Quelle est la durée du contrat de projet ?

Le CDI de chantier permet d’embaucher un salarié sur une durée beaucoup plus longue qu’un contrat à durée déterminée (CDD) classique. En effet, le contrat de projet est conclu pour une durée indéterminée puisque la fin du contrat n’est pas fixée par une date.

Toutefois, l’employeur a la possibilité, au cours de l’exécution du contrat, d’ajuster la durée effective de celui-ci à ses besoins réels et ses éventuels contretemps. Il peut donc s’arrêter au terme de la mission ou du projet pour lequel le salarié a été engagé, ce qui n’est évidemment pas possible dans le cas d’un CDI classique.

Rupture du CDI de projet : quelles modalités ?

L’employeur a donc la possibilité de rompre le contrat de projet à la fin du chantier ou à la réalisation des tâches qui ont été contractuellement définies (C. trav. nouveau art. L1236-8).

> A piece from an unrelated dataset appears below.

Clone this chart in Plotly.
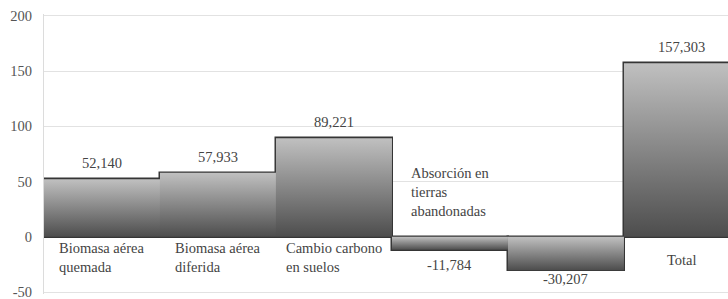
import plotly.graph_objects as go

categories = ["Biomasa aérea<br>quemada", "Biomasa aérea<br>diferida", "Cambio carbono<br>en suelos",
              "Absorción en<br>tierras<br>abandonadas", "", "Total"]
values = [52.140, 57.933, 89.221, -11.784, -30.207, 157.303]
y_ticks = [200, 150, 100, 50, 0, -50]
y_tick_labels = ["200", "150", "100", "50", "0", "-50"]

FONT = "'Liberation Serif', 'Times New Roman', serif"
FS = 14.5
idx = list(range(len(values)))

fig = go.Figure()

# gradient fills built from the values
for i, v in zip(idx, values):
    xs = [i - 0.5, i + 0.5, i + 0.5, i - 0.5, i - 0.5]
    ys = [0, 0, v, v, 0]
    fig.add_trace(go.Scatter(
        x=xs, y=ys, mode="lines", fill="toself", line=dict(width=0),
        fillgradient=dict(type="vertical", colorscale=[[0, "#4d4d4d"], [1, "#c0c0c0"]]),
        hoverinfo="skip", showlegend=False))

fig.add_trace(go.Bar(
    x=idx, y=values, width=1.0,
    marker=dict(color="rgba(0,0,0,0)", line=dict(color="#353535", width=2.5)),
    showlegend=False, cliponaxis=True, hoverinfo="skip"))

# value labels
for i, v in zip(idx, values):
    txt = f"{v:.3f}".replace(".", ",")
    if v > 0:
        shift = 16
    elif v < -20:
        shift = -9
    else:
        shift = -15
    fig.add_annotation(x=i, y=v, text=txt, showarrow=False, yshift=shift,
                       xanchor="center", yanchor="middle",
                       font=dict(family=FONT, size=FS, color="#444"))

# category labels (block centred on the bar, lines left-aligned)
for i, (c, v) in enumerate(zip(categories, values)):
    if not c:
        continue
    if c == "Total":
        fig.add_annotation(x=i, y=0, text=c, showarrow=False, xanchor="center",
                           yanchor="middle", yshift=-23,
                           font=dict(family=FONT, size=FS, color="#444"))
    elif v > 0:
        fig.add_annotation(x=i, y=0, text=c, showarrow=False, xanchor="center",
                           yanchor="top", yshift=-1, align="left",
                           font=dict(family=FONT, size=FS, color="#444"))
    else:
        fig.add_annotation(x=i, y=0, text=c, showarrow=False, xanchor="center",
                           yanchor="bottom", yshift=16, align="left",
                           font=dict(family=FONT, size=FS, color="#444"))

fig.update_layout(
    width=728, height=299,
    margin=dict(l=44, r=0, t=14, b=5),
    plot_bgcolor="white", paper_bgcolor="white",
    bargap=0,
    font=dict(family=FONT),
    xaxis=dict(range=[-0.5, 5.397], showticklabels=False, showgrid=False,
               zeroline=False, showline=False, automargin=False),
    yaxis=dict(range=[-51.8, 201.8], tickvals=y_ticks, ticktext=y_tick_labels,
               showgrid=True, gridcolor="#e2e2e2", gridwidth=1,
               zeroline=True, zerolinecolor="#b0b0b0", zerolinewidth=1,
               showline=True, linecolor="#dcdcdc", linewidth=1,
               ticks="", ticklabelstandoff=8, automargin=False,
               ticklabeloverflow="allow",
               tickfont=dict(family=FONT, size=FS, color="#555")),
)

# remove the default 8px page margin so the figure fills the window exactly
fig.write_html("out.html", config={"displayModeBar": False},
               post_script="document.body.style.margin='0';")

En clair, ce type de contrat permet donc à l’employeur de se séparer des salariés embauchés à la fin des travaux ou de la mission sans pour autant devoir mettre en place la procédure de licenciement pour motif économique. En effet, la rupture qui intervient pour l’un de ces motifs constitue un licenciement qui repose sur une cause réelle et sérieuse.

Ainsi, par exemple, si on prend le cas d’un contrat de chantier, la fin du chantier signe la fin du contrat de travail. Le salarié est alors licencié pour motif personnel. L’employeur a ainsi pu, librement et sans complication, ajuster la durée du contrat à ses besoins et s’adapter aux éventuels contretemps.

Ce licenciement reste toutefois soumis à la procédure prévue pour les licenciements pour motif personnel. L’employeur doit donc respecter la procédure prévue aux articles L1232-2 à L1232-6 du code du travail, c’est-à-dire :

  • Envoyer au salarié concerné une convocation à un entretien préalable par lettre recommandée avec accusé de réception ou par lettre remise en mains propres contre décharge ;
  • Organiser un entretien préalable avec le salarié avec la possibilité pour ce dernier de se faire assister ;
  • Notifier le licenciement au salarié par lettre recommandée avec accusé de réception dans un délai de 2 jours ouvrables minimum après l’entretien préalable.

Par ailleurs, contrairement à ce qui se passe en cas de rupture du contrat à durée déterminée, le salarié ne perçoit aucune prime de précarité.

Toutefois, l’employeur doit verser au salarié certaines indemnités prévues aux articles L1234-1 à L1234-18 du code du travail :

  • Une indemnité de préaviscalculée sur la base du salaire brut qu’il aurait touché s’il avait travaillé pendant la durée du préavis ;
  • Une indemnité compensatrice de congés payés ;
  • Parfois une indemnité de licenciement si le salarié compte au moins 8 mois d’ancienneté ininterrompue au service du même employeur.

L’employeur doit également remettre au salarié un certificat de travail et un reçu pour solde de tout compte.

Par ailleurs, dans l’hypothèse où le chantier ou l’opération pour lequel ce contrat a été conclu ne peut pas se réaliser ou se termine de manière anticipée, la convention ou l’accord collectif de branche mettant en place le recours au contrat de projet doit prévoir des modalités adaptées de rupture du contrat (C. trav. nouveau art. L1236-9).